_Aim of the exercise:_ Starting at the first line of the listing below, repeat each line exactly until the line containing "import * as", which you include. Leave out pictures.

_Data section:_
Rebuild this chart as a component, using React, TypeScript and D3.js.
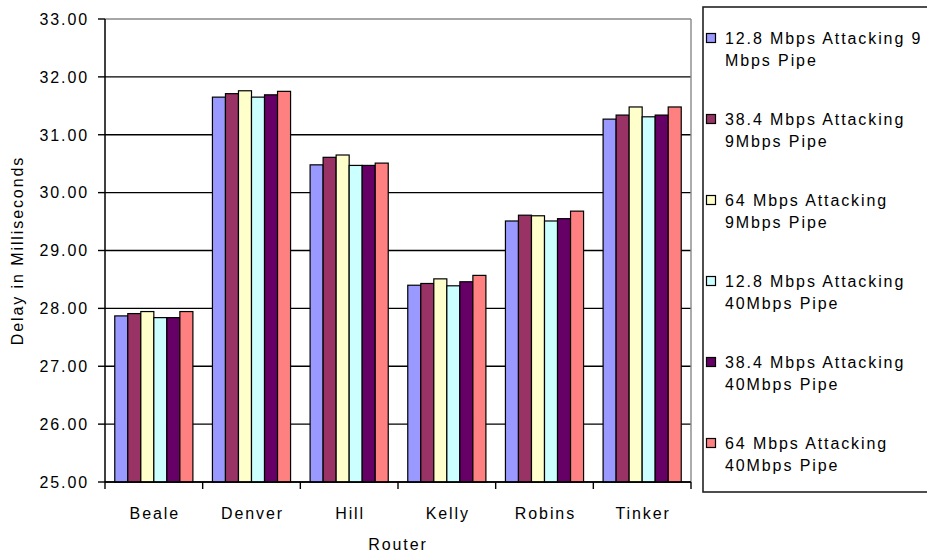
import React from "react";
import * as d3 from "d3";

const categories = ["Beale", "Denver", "Hill", "Kelly", "Robins", "Tinker"];
const seriesLabels = [
  ["12.8 Mbps Attacking 9", "Mbps Pipe"],
  ["38.4 Mbps Attacking", "9Mbps Pipe"],
  ["64 Mbps Attacking", "9Mbps Pipe"],
  ["12.8 Mbps Attacking", "40Mbps Pipe"],
  ["38.4 Mbps Attacking", "40Mbps Pipe"],
  ["64 Mbps Attacking", "40Mbps Pipe"],
];
const seriesColors = ["#9999FF", "#993366", "#FFFFCC", "#CCFFFF", "#660066", "#FF8080"];
const s1 = [27.87, 31.65, 30.48, 28.4, 29.51, 31.27];
const s2 = [27.91, 31.71, 30.61, 28.43, 29.61, 31.34];
const s3 = [27.945, 31.76, 30.65, 28.51, 29.6, 31.48];
const s4 = [27.84, 31.65, 30.47, 28.39, 29.51, 31.31];
const s5 = [27.84, 31.69, 30.47, 28.46, 29.55, 31.34];
const s6 = [27.945, 31.75, 30.51, 28.57, 29.68, 31.48];
const seriesValues = [s1, s2, s3, s4, s5, s6];
const yTicks = [25, 26, 27, 28, 29, 30, 31, 32, 33];

const FONT = "'Liberation Sans', Arial, sans-serif";
const LS = 1.9;
const FS = 16;

export default function App() {
  const left = 105, right = 691, top = 19, bottom = 482;
  const y = d3.scaleLinear().domain([25, 33]).range([bottom, top]);
  const x = d3.scaleBand<string>().domain(categories).range([left, right]).padding(0);
  const bw = x.bandwidth();
  const barW = bw / 7.5;
  const gap = bw - barW * 6;
  const xs = d3
    .scaleBand<number>()
    .domain(d3.range(seriesValues.length))
    .range([gap / 2, bw - gap / 2])
    .padding(0);

  const legendX = 703, legendTop = 7, legendBottom = 492;
  const itemY0 = 38, itemStep = 81, lineStep = 22;

  return (
    <svg
      width={927}
      height={554}
      style={{ position: "absolute", left: 0, top: 0, background: "#fff" }}
      fontFamily={FONT}
    >
      <rect x={0} y={0} width={927} height={554} fill="#fff" />
      {yTicks.map((t) => (
        <line
          key={"g" + t}
          x1={left}
          x2={right}
          y1={y(t)}
          y2={y(t)}
          stroke={t === 33 ? "#888" : "#000"}
          strokeWidth={1.4}
        />
      ))}
      <line x1={right} x2={right} y1={top} y2={bottom} stroke="#888" strokeWidth={1.4} />
      {seriesValues.map((vals, si) =>
        vals.map((v, ci) => (
          <rect
            key={si + "-" + ci}
            x={(x(categories[ci]) as number) + (xs(si) as number)}
            y={y(v)}
            width={xs.bandwidth()}
            height={y(25) - y(v)}
            fill={seriesColors[si]}
            stroke="#000"
            strokeWidth={1.2}
          />
        ))
      )}
      <line x1={left} x2={left} y1={top} y2={bottom} stroke="#000" strokeWidth={1.5} />
      <line x1={left} x2={right} y1={bottom} y2={bottom} stroke="#000" strokeWidth={1.5} />
      {yTicks.map((t) => (
        <g key={"yt" + t}>
          <line x1={left - 7} x2={left} y1={y(t)} y2={y(t)} stroke="#000" strokeWidth={1.4} />
          <text
            x={89}
            y={y(t)}
            dy="0.36em"
            textAnchor="end"
            fontSize={FS}
            letterSpacing={LS}
            fill="#000"
          >
            {d3.format(".2f")(t)}
          </text>
        </g>
      ))}
      {d3.range(categories.length + 1).map((i) => (
        <line
          key={"xt" + i}
          x1={left + i * bw}
          x2={left + i * bw}
          y1={bottom}
          y2={bottom + 7}
          stroke="#000"
          strokeWidth={1.4}
        />
      ))}
      {categories.map((c) => (
        <text
          key={c}
          x={(x(c) as number) + bw / 2 + LS / 2}
          y={519}
          textAnchor="middle"
          fontSize={FS}
          letterSpacing={LS}
          fill="#000"
        >
          {c}
        </text>
      ))}
      <text
        x={(left + right) / 2}
        y={550}
        textAnchor="middle"
        fontSize={FS}
        letterSpacing={LS}
        fill="#000"
      >
        Router
      </text>
      <text
        transform={`translate(23, ${(top + bottom) / 2}) rotate(-90)`}
        textAnchor="middle"
        fontSize={FS}
        letterSpacing={LS}
        fill="#000"
      >
        Delay in Milliseconds
      </text>
      <rect
        x={legendX}
        y={legendTop}
        width={240}
        height={legendBottom - legendTop}
        fill="#fff"
        stroke="#222"
        strokeWidth={1.6}
      />
      {seriesLabels.map((lines, i) => {
        const cy = itemY0 + i * itemStep;
        return (
          <g key={"lg" + i}>
            <rect
              x={706.5}
              y={cy - 4.5}
              width={9}
              height={9}
              fill={seriesColors[i]}
              stroke="#000"
              strokeWidth={1.2}
            />
            {lines.map((ln, li) => (
              <text
                key={li}
                x={725}
                y={cy + li * lineStep}
                dy="0.36em"
                fontSize={FS}
                letterSpacing={LS}
                fill="#000"
              >
                {ln}
              </text>
            ))}
          </g>
        );
      })}
    </svg>
  );
}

_Final result:_
Rebuild this chart as a component, using React, TypeScript and D3.js.
import React from "react";
import * as d3 from "d3";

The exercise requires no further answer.